"Better a fallen rocket than never a burst of light."
~ Tom Stoppard, The Invention of Love

Monday, August 21, 2017

Doctor Who: Series 6, Episode 12 – “Closing Time” (2011)



Since Buster Monday fell on Sunday this week to account for the 100-year anniversary of His Wedding Night, your regularly-scheduled Sunday Who Review is here a day late.

I’m an absolute sucker for stories that feature the Doctor’s version of mundane, everyday things, and in series 5, “The Lodger” gave us that in spades.  With Craig as the audience stand-in, we got the Doctor as our flatmate!  Cooking!  Playing football!  Showing up at the office!  The following season, “Closing Time” is less of an overall lark but plays with some of the same concepts at a time when the Doctor could really use it.  (A few setup spoilers for series 6.)

When the Doctor unexpectedly pops in on his old friend Craig, he’s just passing through.  Really, he is.  However, a series of odd power fluctuations and a rash of disappearances pique his curiosity, and even though he insists he’s “done saving them,” he just can’t help himself.  Soon, he and Craig (with Craig’s newborn baby in tow – Sophie’s away for the weekend, and Craig is struggling to cope on his own) are investigating a potential alien incursion that, delightfully, involves the Doctor going undercover as an employee in a department store.

Though the Doctor’s demeanor is cheerful when he arrives, he’s far from it.  In one of his more recent fits of guilt over people he’s failed to save, he’s parted with Amy and Rory for their own protection (we’re not quite sure how long ago at this point.)   Currently, he’s on the tail-end of his “farewell tour” before submitting to history and keeping his appointment to die at Lake Silencio.  So, the Doctor is alone, guilt-ridden, and gearing up to face his mortality.  Cheery, right? 
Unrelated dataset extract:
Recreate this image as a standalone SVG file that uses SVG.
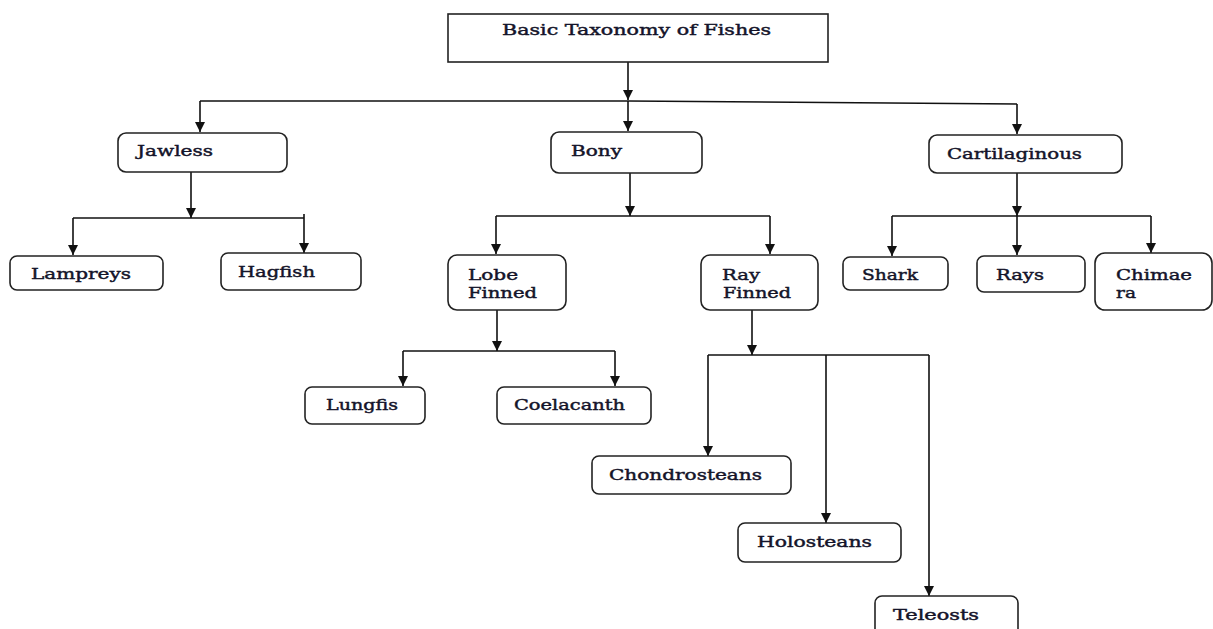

That’s why this story comes along at the right time.  While Craig obviously knows the Doctor is an alien and goes about the business of world-saving on the regular, he’s not really a full-fledged companion and doesn’t relate to the Doctor as such.  Instead, he can view the Doctor’s extraordinary life in fairly grounded terms, and he can be frank about things the Doctor is wrestling with.  Not all the time – he sometimes confuses the issue and equates the Doctor’s presence with the trouble he seems to find wherever he goes, which makes him snappish and causes him to blame the Doctor for bringing aliens to his doorstep.  Those are his lower moments, though.  When Craig is thinking more impartially, he’s able to get through to the Doctor and remind him of the force for good he is in the universe.  The Doctor is afraid that he’s a danger to others, but Craig gets what’s really going on:  the danger will be there with or without the Doctor, who’s in fact a person’s best chance of surviving it.  It’s a really nice friendship, fun but surprisingly warm.  Towards the end of the episode, the Doctor has a short, gorgeous speech about all his friends that’s just to die for.

In general, it’s an enjoyable episode with fast jokes, fun interactions, and good jokes.  Some of the humor is a bit belabored (I could do without the wink-wink jokes that one of the Doctor’s co-workers at the store thinks he and Craig are a couple, and a little of the Doctor “speaking baby” goes a long way,) and the alien plot feels a little slapped-together, but it’s still a great time.  It’s a story that lives and dies on its character interactions, and that’s always excellent.  Whether the Doctor and Craig are bickering, running around, freaking out, having a heart-to-heart, solving a mystery, protecting each other, fighting some aliens, vegging out, or taking care of a baby, they’re fantastic together.  The whole thing is kind of a funny, entertaining love letter to friendship, and that’s why I’ll always adore it.